Non percepite la rabbia sorda, ma anche il senso di impotenza? Perché mai dovremmo sentirci in colpa se facciamo una fotocopia o se leggiamo con lo scanner un testo e lo salviamo su file. E perché mai dovremmo credere che gli interessi di una casa editrice pervicacemente legata ad un modello di business siano anche i nostri interessi, e gli interessi della cultura (di quale ‘cultura’, poi). La trasmissione della conoscenza si fonda sulle capacità di usare le opportunità offerte dalla tecnologia. Mica sulla censura. O no? 

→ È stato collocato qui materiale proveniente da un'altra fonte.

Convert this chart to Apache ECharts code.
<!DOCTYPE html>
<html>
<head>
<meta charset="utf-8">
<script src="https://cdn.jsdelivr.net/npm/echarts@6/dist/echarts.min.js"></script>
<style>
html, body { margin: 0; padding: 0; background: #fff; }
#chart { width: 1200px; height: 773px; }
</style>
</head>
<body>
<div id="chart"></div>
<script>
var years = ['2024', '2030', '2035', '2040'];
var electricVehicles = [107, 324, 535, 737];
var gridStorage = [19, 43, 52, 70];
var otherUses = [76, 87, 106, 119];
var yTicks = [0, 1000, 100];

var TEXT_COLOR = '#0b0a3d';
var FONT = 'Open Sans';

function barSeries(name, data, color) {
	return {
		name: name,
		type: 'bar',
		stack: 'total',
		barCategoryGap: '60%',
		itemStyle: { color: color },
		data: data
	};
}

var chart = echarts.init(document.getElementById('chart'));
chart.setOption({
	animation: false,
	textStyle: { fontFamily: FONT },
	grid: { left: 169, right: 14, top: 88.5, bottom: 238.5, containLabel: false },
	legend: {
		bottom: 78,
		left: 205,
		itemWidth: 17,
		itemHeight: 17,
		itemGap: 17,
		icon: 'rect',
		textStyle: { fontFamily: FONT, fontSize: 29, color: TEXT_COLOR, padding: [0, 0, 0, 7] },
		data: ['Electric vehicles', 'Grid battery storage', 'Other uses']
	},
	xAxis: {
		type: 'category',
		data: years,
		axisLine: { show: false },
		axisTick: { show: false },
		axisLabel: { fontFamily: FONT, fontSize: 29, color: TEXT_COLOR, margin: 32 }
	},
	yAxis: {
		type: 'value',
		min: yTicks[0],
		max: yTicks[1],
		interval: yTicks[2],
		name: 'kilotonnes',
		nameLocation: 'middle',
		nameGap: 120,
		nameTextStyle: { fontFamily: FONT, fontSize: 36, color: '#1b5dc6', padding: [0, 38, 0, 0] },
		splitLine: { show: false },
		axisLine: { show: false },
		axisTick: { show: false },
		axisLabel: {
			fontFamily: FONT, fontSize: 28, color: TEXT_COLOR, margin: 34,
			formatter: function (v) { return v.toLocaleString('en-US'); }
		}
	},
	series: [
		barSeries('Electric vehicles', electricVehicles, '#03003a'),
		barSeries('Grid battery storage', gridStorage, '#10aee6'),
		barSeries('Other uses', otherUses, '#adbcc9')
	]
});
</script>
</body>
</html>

Putroppo il fondamentalismo librocentrico e copyrightcentrico di Guerini e di Laterza non è una posizione strana. E’ normale sentirlo sostenere in ogni Convention di ogni casa editrice italiana: ‘prima mission della casa editrice è la difesa del copyright’. [3] E’ normale sentir chiamare a raccolta gli autori dicendo loro: solo attraverso la mediazione di noi editori potrete vedere riconosciuto il vostro ruolo di produttori o diffusori di conoscenze. (All’estero credo che almeno in parte l’atteggiamento sia diverso).

Eppure la Rete disintermedia, rendendo evidente la possibilità di connettere direttamente autore e lettore. Eppure la Rete propone un modello che vede tutti, a seconda dei momenti, produttori e fruitori. Eppure la fotocopiatrice e la digitalizzazione delle informazioni rendono ridicolmente facile la copia, la riproduzione, il riuso.

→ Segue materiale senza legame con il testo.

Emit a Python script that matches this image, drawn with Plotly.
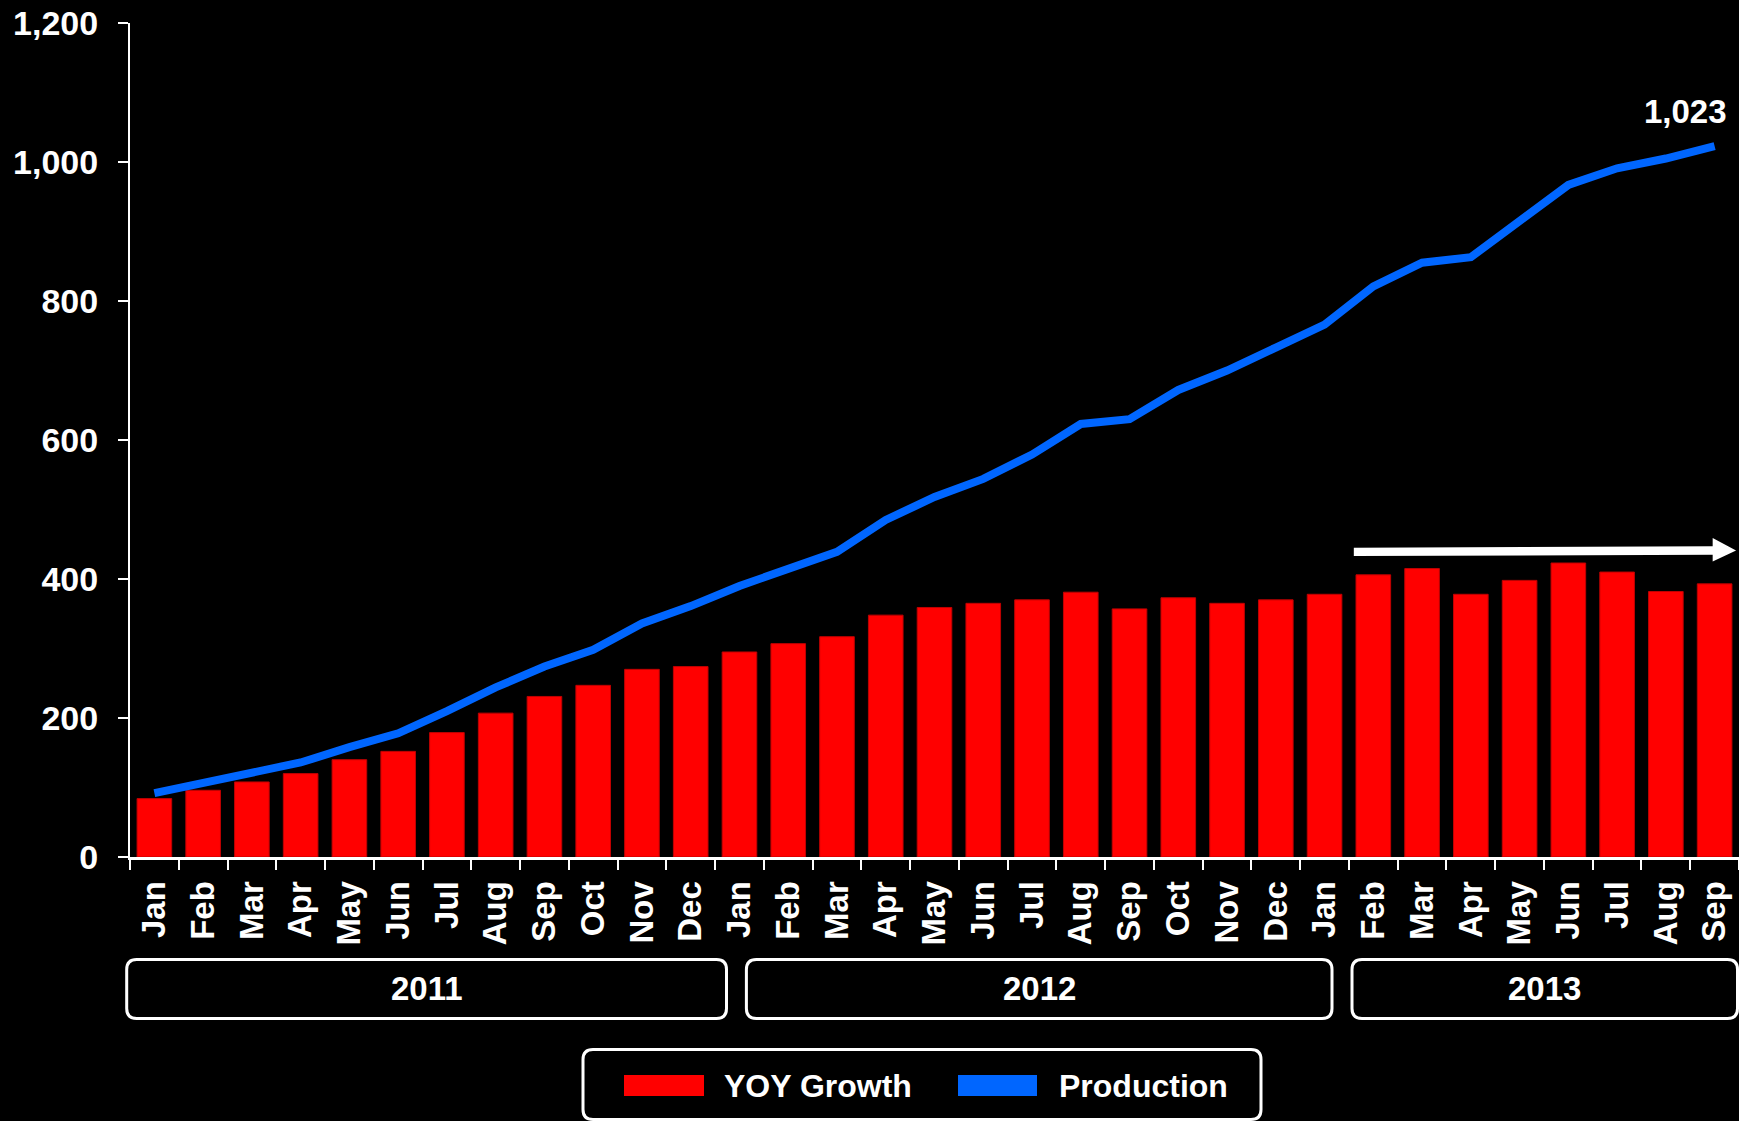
import plotly.graph_objects as go

# ---------------- data ----------------
month_labels = ["Jan", "Feb", "Mar", "Apr", "May", "Jun", "Jul", "Aug", "Sep", "Oct", "Nov", "Dec",
                "Jan", "Feb", "Mar", "Apr", "May", "Jun", "Jul", "Aug", "Sep", "Oct", "Nov", "Dec",
                "Jan", "Feb", "Mar", "Apr", "May", "Jun", "Jul", "Aug", "Sep"]
years = ["2011", "2012", "2013"]
yoy_growth = [84, 96, 108, 120, 140, 152, 179, 207, 231, 247, 270, 274,
              295, 307, 317, 348, 359, 365, 370, 381, 357, 373, 365, 370,
              378, 406, 415, 378, 398, 423, 410, 382, 393]
production = [92, 106, 122, 136, 158, 178, 210, 244, 274, 298, 336, 361,
              390, 414, 439, 485, 518, 544, 579, 623, 630, 672, 700, 733,
              766, 821, 855, 863, 915, 967, 991, 1005, 1023]
y_ticks = [0, 200, 400, 600, 800, 1000, 1200]
series_names = ["YOY Growth", "Production"]

x_idx = list(range(len(month_labels)))

RED = "#FF0000"
BLUE = "#0066FF"
FONT = "Liberation Sans, Arial, sans-serif"

fig = go.Figure()
fig.add_trace(go.Bar(
    x=x_idx, y=yoy_growth, name=series_names[0],
    marker=dict(color=RED, line=dict(color="#C00000", width=1)),
    showlegend=False,
))
fig.add_trace(go.Scatter(
    x=x_idx, y=production, name=series_names[1], mode="lines",
    line=dict(color=BLUE, width=8), showlegend=False,
))

# ---------------- helpers ----------------
W, H = 1739, 1121
L, R, T, B = 130, 0, 23, 264
PW, PH = W - L - R, H - T - B


def px_x(p):
    return (p - L) / PW


def px_y(p):
    return (H - B - p) / PH


def rrect(x0p, y0p, x1p, y1p, r=10):
    """rounded rect path in paper coords from pixel coords (y0p top, y1p bottom)"""
    x0, x1 = px_x(x0p), px_x(x1p)
    yt, yb = px_y(y0p), px_y(y1p)
    rx, ry = r / PW, r / PH
    return (f"M {x0+rx},{yt} L {x1-rx},{yt} Q {x1},{yt} {x1},{yt-ry} "
            f"L {x1},{yb+ry} Q {x1},{yb} {x1-rx},{yb} L {x0+rx},{yb} "
            f"Q {x0},{yb} {x0},{yb+ry} L {x0},{yt-ry} Q {x0},{yt} {x0+rx},{yt} Z")


shapes = []
annotations = []

# year boxes
year_boxes = [(126.7, 726.5), (746.4, 1332), (1352, 1737.5)]
for (bx0, bx1), yr in zip(year_boxes, years):
    shapes.append(dict(type="path", xref="paper", yref="paper",
                       path=rrect(bx0, 959.5, bx1, 1018.5),
                       line=dict(color="white", width=3), fillcolor="rgba(0,0,0,0)"))
    annotations.append(dict(xref="paper", yref="paper", x=px_x((bx0 + bx1) / 2), y=px_y(989),
                            text=yr, showarrow=False, xanchor="center", yanchor="middle",
                            font=dict(family=FONT, size=33, color="white", weight="bold")))

# legend box
shapes.append(dict(type="path", xref="paper", yref="paper",
                   path=rrect(583, 1049.5, 1261, 1119.5),
                   line=dict(color="white", width=3), fillcolor="rgba(0,0,0,0)"))
legend_items = [(624, 704, 722, RED, series_names[0]), (958, 1037, 1057, BLUE, series_names[1])]
for sx0, sx1, tx, col, name in legend_items:
    shapes.append(dict(type="rect", xref="paper", yref="paper",
                       x0=px_x(sx0), x1=px_x(sx1), y0=px_y(1075), y1=px_y(1096),
                       line=dict(width=0), fillcolor=col))
    annotations.append(dict(xref="paper", yref="paper", x=px_x(tx), y=px_y(1086),
                            text=name, showarrow=False, xanchor="left", yanchor="middle",
                            font=dict(family=FONT, size=32, color="white", weight="bold")))

# trend arrow (data coords)
ax0, axh, axt = 24.6, 31.96, 32.44
shapes.append(dict(type="path", xref="x", yref="y",
                   path=(f"M {ax0},{433} L {axh},{435} L {axh},{425} L {axt},{441} "
                         f"L {axh},{459} L {axh},{447} L {ax0},{445} Z"),
                   line=dict(width=0), fillcolor="white"))

# end value label
annotations.append(dict(xref="x", yref="y", x=x_idx[-1], y=production[-1],
                        text=f"{production[-1]:,}", showarrow=False,
                        xanchor="right", yanchor="middle", xshift=14, yshift=35,
                        font=dict(family=FONT, size=33, color="white", weight="bold")))

fig.update_layout(
    width=W, height=H,
    margin=dict(l=L, r=R, t=T, b=B, pad=0),
    paper_bgcolor="black", plot_bgcolor="black",
    bargap=0.29,
    showlegend=False,
    shapes=shapes,
    annotations=annotations,
    font=dict(family=FONT, color="white"),
    xaxis=dict(
        range=[-0.5, len(month_labels) - 0.5],
        tickmode="array", tickvals=x_idx, ticktext=month_labels,
        tickangle=-90, ticks="", ticklabelstandoff=8,
        tickfont=dict(family=FONT, size=33, color="white", weight="bold"),
        showline=True, linecolor="white", linewidth=3,
        showgrid=False, zeroline=False,
        minor=dict(tickmode="linear", tick0=-0.5, dtick=1, ticks="outside",
                   ticklen=10, tickwidth=2, tickcolor="white", showgrid=False),
    ),
    yaxis=dict(
        range=[0, 1200], tickmode="array", tickvals=y_ticks,
        tickformat=",", ticks="outside", ticklen=10, tickwidth=2, tickcolor="white",
        ticklabelstandoff=13,
        tickfont=dict(family=FONT, size=34, color="white", weight="bold"),
        showline=True, linecolor="white", linewidth=2,
        showgrid=False, zeroline=False,
    ),
)

fig.write_html("out.html")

Ora, pensiamo, in questo nuovo scenario la ‘parola scritta su carta’ non perde certo il suo senso. Ma lo cambia. Questo progetto, che vi invitiamo a considerare ‘una cosa che vi riguarda’, si propone di andare in questa direzione. 


[1] Jay David Bolter e Richard Grusin, Remediation. Uderstanding New Media, The MIT Press, Cambridge, London, 1999; trad. it. Remediation. Competizione e integrazione tra media vecchi e nuovi, Prefazione e cura di Alberto Martinelli, Guerini e Associati, 2002.

[2] Jay David Bolter, Writing Space. The computer Hypertext and The History of Writing, Lawrence Erlbaum Associates, Hillsdale (N.J.), 1991, trad. it. Lo spazio dello scrivere. Computer, ipertesto e la ri-mediazione della stampa, Vita e Pensiero, 2002 (seconda edizione).